→ **What you are asked to do**
Repeat the material below exactly, with no pictures.

→ **Data extract**

++++++++++

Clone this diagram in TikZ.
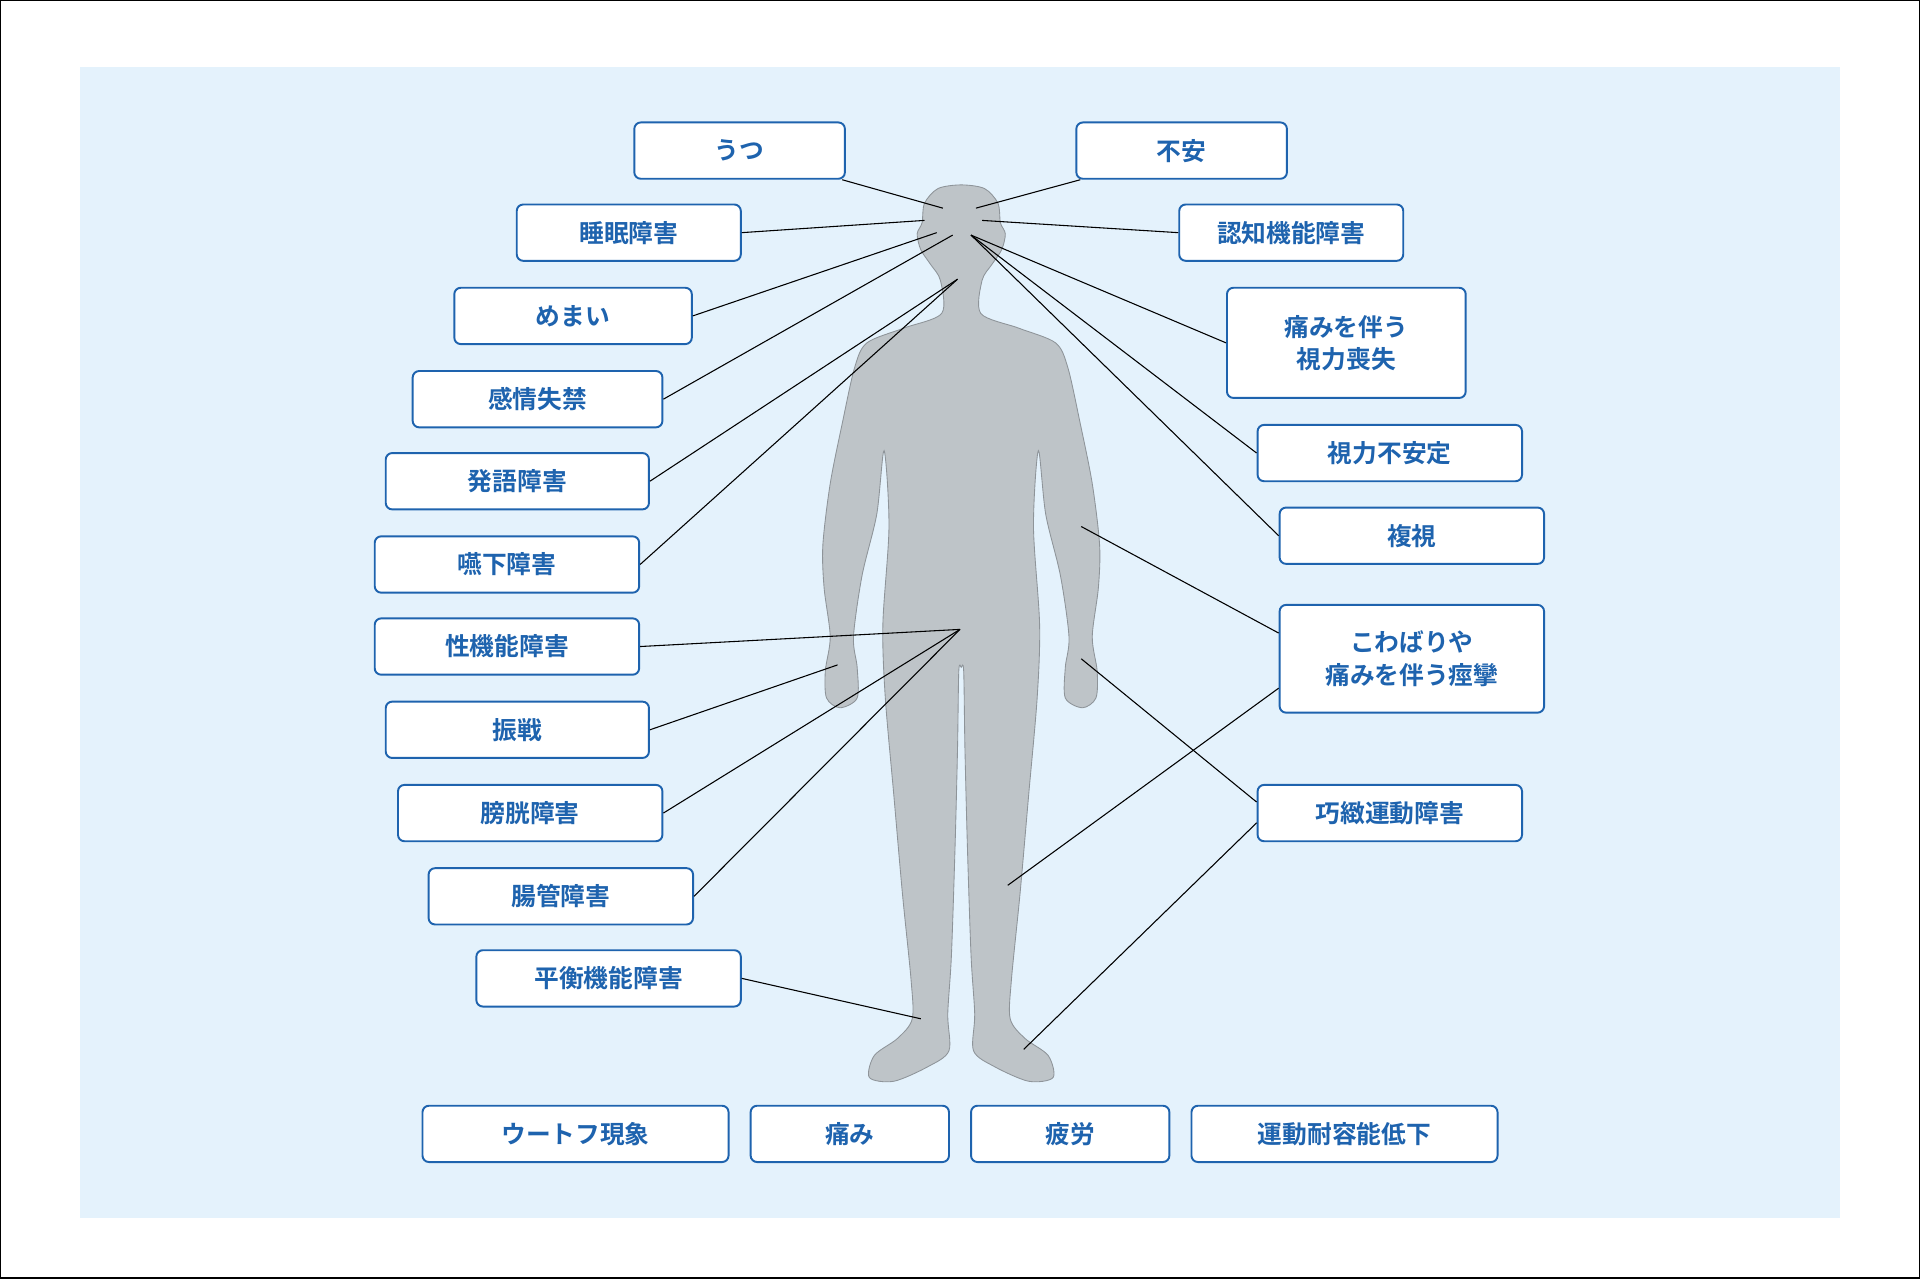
\documentclass[tikz,border=0pt]{standalone}
\usepackage{fontspec}
\newfontfamily\jpfont{Noto Sans CJK JP Bold}
\definecolor{bgblue}{HTML}{E4F2FC}
\definecolor{boxblue}{HTML}{1E63AE}
\definecolor{bodygray}{HTML}{BEC4C8}
\definecolor{bodyline}{HTML}{8E9499}
\tikzset{
  symptom/.style={draw=boxblue, fill=white, rounded corners=3pt, line width=0.9pt,
    text=boxblue, font=\jpfont\fontsize{11.5}{15}\selectfont, align=center, inner sep=0pt},
  pointer/.style={black, line width=0.5pt}
}
\begin{document}
\begin{tikzpicture}[x=0.02cm,y=-0.02cm]
  \useasboundingbox (0,0) rectangle (1568,1044);
  \draw[black, line width=0.8pt] (0.5,0.5) rectangle (1567.5,1043.5);
  \fill[bgblue] (65,55) rectangle (1503,995);
  % body
  \draw[fill=bodygray, draw=bodyline, line width=0.4pt] plot[smooth cycle, tension=0.5] coordinates {
    (785,151) (766,154) (755,166) (753,182) (749,191) (752,204) (760,216) (768,229) (769,256)
    (738,268) (708,280) (698,300) (688,345) (678,395) (672,445) (673,480) (678,520)
    (674,548) (675,570) (686,578) (700,570) (700,545) (697,520) (704,470) (716,420) (722,368)
    (726,430) (721,510) (723,570) (730,650) (737,730) (744,800) (745,832)
    (733,848) (714,862) (710,880) (730,883) (758,871) (775,858) (774,828)
    (777,780) (780,690) (782,610) (783,548) (785,545) (787,548)
    (788,610) (790,690) (793,780) (796,828) (795,858) (812,871) (840,883) (860,880)
    (856,862) (837,848) (825,832) (826,800) (833,730) (840,650) (847,570) (849,510)
    (844,430) (848,368) (854,420) (866,470) (873,520) (870,545) (870,570) (884,578)
    (895,570) (896,548) (892,520) (897,480) (898,445) (892,395) (882,345) (872,300)
    (862,280) (832,268) (801,256) (802,229) (810,216) (818,204) (821,191) (817,182)
    (815,166) (804,154)
  };
  % body points
  \coordinate (pUtsu) at (770,170);
  \coordinate (pFuan) at (797,170);
  \coordinate (pSuimin) at (755,180);
  \coordinate (pNinchi) at (802,180);
  \coordinate (pMemai) at (765,190);
  \coordinate (pKanjo) at (778,192);
  \coordinate (pEye) at (793,192);
  \coordinate (pThroat) at (782,228);
  \coordinate (pPelvis) at (784,514);
  \coordinate (pHandL) at (684,543);
  \coordinate (pFootL) at (752,832);
  \coordinate (pArmR) at (883,430);
  \coordinate (pThigh) at (823,723);
  \coordinate (pHandR) at (883,538);
  \coordinate (pFootR) at (836,857);
  % boxes
  \node[symptom, text width=3.44cm, minimum height=0.92cm] (utsu) at (604,123) {うつ};
  \node[symptom, text width=3.44cm, minimum height=0.92cm] (fuan) at (965,123) {不安};
  \node[symptom, text width=3.66cm, minimum height=0.92cm] (suimin) at (513.5,190) {睡眠障害};
  \node[symptom, text width=3.66cm, minimum height=0.92cm] (ninchi) at (1054.5,190) {認知機能障害};
  \node[symptom, text width=3.88cm, minimum height=0.92cm] (memai) at (468,258) {めまい};
  \node[symptom, text width=3.9cm, minimum height=1.8cm] (shiryoku) at (1099.5,280) {痛みを伴う\\視力喪失};
  \node[symptom, text width=4.08cm, minimum height=0.92cm] (kanjo) at (439,326) {感情失禁};
  \node[symptom, text width=4.32cm, minimum height=0.92cm] (fuantei) at (1135,370) {視力不安定};
  \node[symptom, text width=4.3cm, minimum height=0.92cm] (hatsugo) at (422.5,393) {発語障害};
  \node[symptom, text width=4.32cm, minimum height=0.92cm] (fukushi) at (1153,437.5) {複視};
  \node[symptom, text width=4.32cm, minimum height=0.92cm] (enge) at (414,461) {嚥下障害};
  \node[symptom, text width=4.32cm, minimum height=1.76cm] (kowabari) at (1153,538) {こわばりや\\痛みを伴う痙攣};
  \node[symptom, text width=4.32cm, minimum height=0.92cm] (sei) at (414,528) {性機能障害};
  \node[symptom, text width=4.3cm, minimum height=0.92cm] (shinsen) at (422.5,596) {振戦};
  \node[symptom, text width=4.32cm, minimum height=0.92cm] (kochi) at (1135,664) {巧緻運動障害};
  \node[symptom, text width=4.32cm, minimum height=0.92cm] (bokou) at (433,664) {膀胱障害};
  \node[symptom, text width=4.32cm, minimum height=0.92cm] (chokan) at (458,732) {腸管障害};
  \node[symptom, text width=4.32cm, minimum height=0.92cm] (heiko) at (497,799) {平衡機能障害};
  \node[symptom, text width=5cm, minimum height=0.92cm] (uhthoff) at (470,926) {ウートフ現象};
  \node[symptom, text width=3.24cm, minimum height=0.92cm] (itami) at (694,926) {痛み};
  \node[symptom, text width=3.24cm, minimum height=0.92cm] (hiro) at (874,926) {疲労};
  \node[symptom, text width=5cm, minimum height=0.92cm] (taiyo) at (1098,926) {運動耐容能低下};
  % pointers
  \draw[pointer] (utsu.south east) ++(-3,0) -- (pUtsu);
  \draw[pointer] (fuan.south west) ++(4,0) -- (pFuan);
  \draw[pointer] (suimin.east) -- (pSuimin);
  \draw[pointer] (ninchi.west) -- (pNinchi);
  \draw[pointer] (memai.east) -- (pMemai);
  \draw[pointer] (kanjo.east) -- (pKanjo);
  \draw[pointer] (shiryoku.west) -- (pEye);
  \draw[pointer] (fuantei.west) -- (pEye);
  \draw[pointer] (hatsugo.east) -- (pThroat);
  \draw[pointer] (fukushi.west) -- (pEye);
  \draw[pointer] (enge.east) -- (pThroat);
  \draw[pointer] (sei.east) -- (pPelvis);
  \draw[pointer] (shinsen.east) -- (pHandL);
  \draw[pointer] (bokou.east) -- (pPelvis);
  \draw[pointer] (chokan.east) -- (pPelvis);
  \draw[pointer] (heiko.east) -- (pFootL);
  \draw[pointer] (kowabari.west) ++(0,-21) -- (pArmR);
  \draw[pointer] (kowabari.west) ++(0,24) -- (pThigh);
  \draw[pointer] (kochi.west) ++(0,-9) -- (pHandR);
  \draw[pointer] (kochi.west) ++(0,8) -- (pFootR);
\end{tikzpicture}
\end{document}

++++++++++

→ **Correct response**
Clone this diagram in TikZ.
\documentclass[tikz,border=0pt]{standalone}
\usepackage{fontspec}
\newfontfamily\jpfont{Noto Sans CJK JP Bold}
\definecolor{bgblue}{HTML}{E4F2FC}
\definecolor{boxblue}{HTML}{1E63AE}
\definecolor{bodygray}{HTML}{BEC4C8}
\definecolor{bodyline}{HTML}{8E9499}
\tikzset{
  symptom/.style={draw=boxblue, fill=white, rounded corners=3pt, line width=0.9pt,
    text=boxblue, font=\jpfont\fontsize{11.5}{15}\selectfont, align=center, inner sep=0pt},
  pointer/.style={black, line width=0.5pt}
}
\begin{document}
\begin{tikzpicture}[x=0.02cm,y=-0.02cm]
  \useasboundingbox (0,0) rectangle (1568,1044);
  \draw[black, line width=0.8pt] (0.5,0.5) rectangle (1567.5,1043.5);
  \fill[bgblue] (65,55) rectangle (1503,995);
  % body
  \draw[fill=bodygray, draw=bodyline, line width=0.4pt] plot[smooth cycle, tension=0.5] coordinates {
    (785,151) (766,154) (755,166) (753,182) (749,191) (752,204) (760,216) (768,229) (769,256)
    (738,268) (708,280) (698,300) (688,345) (678,395) (672,445) (673,480) (678,520)
    (674,548) (675,570) (686,578) (700,570) (700,545) (697,520) (704,470) (716,420) (722,368)
    (726,430) (721,510) (723,570) (730,650) (737,730) (744,800) (745,832)
    (733,848) (714,862) (710,880) (730,883) (758,871) (775,858) (774,828)
    (777,780) (780,690) (782,610) (783,548) (785,545) (787,548)
    (788,610) (790,690) (793,780) (796,828) (795,858) (812,871) (840,883) (860,880)
    (856,862) (837,848) (825,832) (826,800) (833,730) (840,650) (847,570) (849,510)
    (844,430) (848,368) (854,420) (866,470) (873,520) (870,545) (870,570) (884,578)
    (895,570) (896,548) (892,520) (897,480) (898,445) (892,395) (882,345) (872,300)
    (862,280) (832,268) (801,256) (802,229) (810,216) (818,204) (821,191) (817,182)
    (815,166) (804,154)
  };
  % body points
  \coordinate (pUtsu) at (770,170);
  \coordinate (pFuan) at (797,170);
  \coordinate (pSuimin) at (755,180);
  \coordinate (pNinchi) at (802,180);
  \coordinate (pMemai) at (765,190);
  \coordinate (pKanjo) at (778,192);
  \coordinate (pEye) at (793,192);
  \coordinate (pThroat) at (782,228);
  \coordinate (pPelvis) at (784,514);
  \coordinate (pHandL) at (684,543);
  \coordinate (pFootL) at (752,832);
  \coordinate (pArmR) at (883,430);
  \coordinate (pThigh) at (823,723);
  \coordinate (pHandR) at (883,538);
  \coordinate (pFootR) at (836,857);
  % boxes
  \node[symptom, text width=3.44cm, minimum height=0.92cm] (utsu) at (604,123) {うつ};
  \node[symptom, text width=3.44cm, minimum height=0.92cm] (fuan) at (965,123) {不安};
  \node[symptom, text width=3.66cm, minimum height=0.92cm] (suimin) at (513.5,190) {睡眠障害};
  \node[symptom, text width=3.66cm, minimum height=0.92cm] (ninchi) at (1054.5,190) {認知機能障害};
  \node[symptom, text width=3.88cm, minimum height=0.92cm] (memai) at (468,258) {めまい};
  \node[symptom, text width=3.9cm, minimum height=1.8cm] (shiryoku) at (1099.5,280) {痛みを伴う\\視力喪失};
  \node[symptom, text width=4.08cm, minimum height=0.92cm] (kanjo) at (439,326) {感情失禁};
  \node[symptom, text width=4.32cm, minimum height=0.92cm] (fuantei) at (1135,370) {視力不安定};
  \node[symptom, text width=4.3cm, minimum height=0.92cm] (hatsugo) at (422.5,393) {発語障害};
  \node[symptom, text width=4.32cm, minimum height=0.92cm] (fukushi) at (1153,437.5) {複視};
  \node[symptom, text width=4.32cm, minimum height=0.92cm] (enge) at (414,461) {嚥下障害};
  \node[symptom, text width=4.32cm, minimum height=1.76cm] (kowabari) at (1153,538) {こわばりや\\痛みを伴う痙攣};
  \node[symptom, text width=4.32cm, minimum height=0.92cm] (sei) at (414,528) {性機能障害};
  \node[symptom, text width=4.3cm, minimum height=0.92cm] (shinsen) at (422.5,596) {振戦};
  \node[symptom, text width=4.32cm, minimum height=0.92cm] (kochi) at (1135,664) {巧緻運動障害};
  \node[symptom, text width=4.32cm, minimum height=0.92cm] (bokou) at (433,664) {膀胱障害};
  \node[symptom, text width=4.32cm, minimum height=0.92cm] (chokan) at (458,732) {腸管障害};
  \node[symptom, text width=4.32cm, minimum height=0.92cm] (heiko) at (497,799) {平衡機能障害};
  \node[symptom, text width=5cm, minimum height=0.92cm] (uhthoff) at (470,926) {ウートフ現象};
  \node[symptom, text width=3.24cm, minimum height=0.92cm] (itami) at (694,926) {痛み};
  \node[symptom, text width=3.24cm, minimum height=0.92cm] (hiro) at (874,926) {疲労};
  \node[symptom, text width=5cm, minimum height=0.92cm] (taiyo) at (1098,926) {運動耐容能低下};
  % pointers
  \draw[pointer] (utsu.south east) ++(-3,0) -- (pUtsu);
  \draw[pointer] (fuan.south west) ++(4,0) -- (pFuan);
  \draw[pointer] (suimin.east) -- (pSuimin);
  \draw[pointer] (ninchi.west) -- (pNinchi);
  \draw[pointer] (memai.east) -- (pMemai);
  \draw[pointer] (kanjo.east) -- (pKanjo);
  \draw[pointer] (shiryoku.west) -- (pEye);
  \draw[pointer] (fuantei.west) -- (pEye);
  \draw[pointer] (hatsugo.east) -- (pThroat);
  \draw[pointer] (fukushi.west) -- (pEye);
  \draw[pointer] (enge.east) -- (pThroat);
  \draw[pointer] (sei.east) -- (pPelvis);
  \draw[pointer] (shinsen.east) -- (pHandL);
  \draw[pointer] (bokou.east) -- (pPelvis);
  \draw[pointer] (chokan.east) -- (pPelvis);
  \draw[pointer] (heiko.east) -- (pFootL);
  \draw[pointer] (kowabari.west) ++(0,-21) -- (pArmR);
  \draw[pointer] (kowabari.west) ++(0,24) -- (pThigh);
  \draw[pointer] (kochi.west) ++(0,-9) -- (pHandR);
  \draw[pointer] (kochi.west) ++(0,8) -- (pFootR);
\end{tikzpicture}
\end{document}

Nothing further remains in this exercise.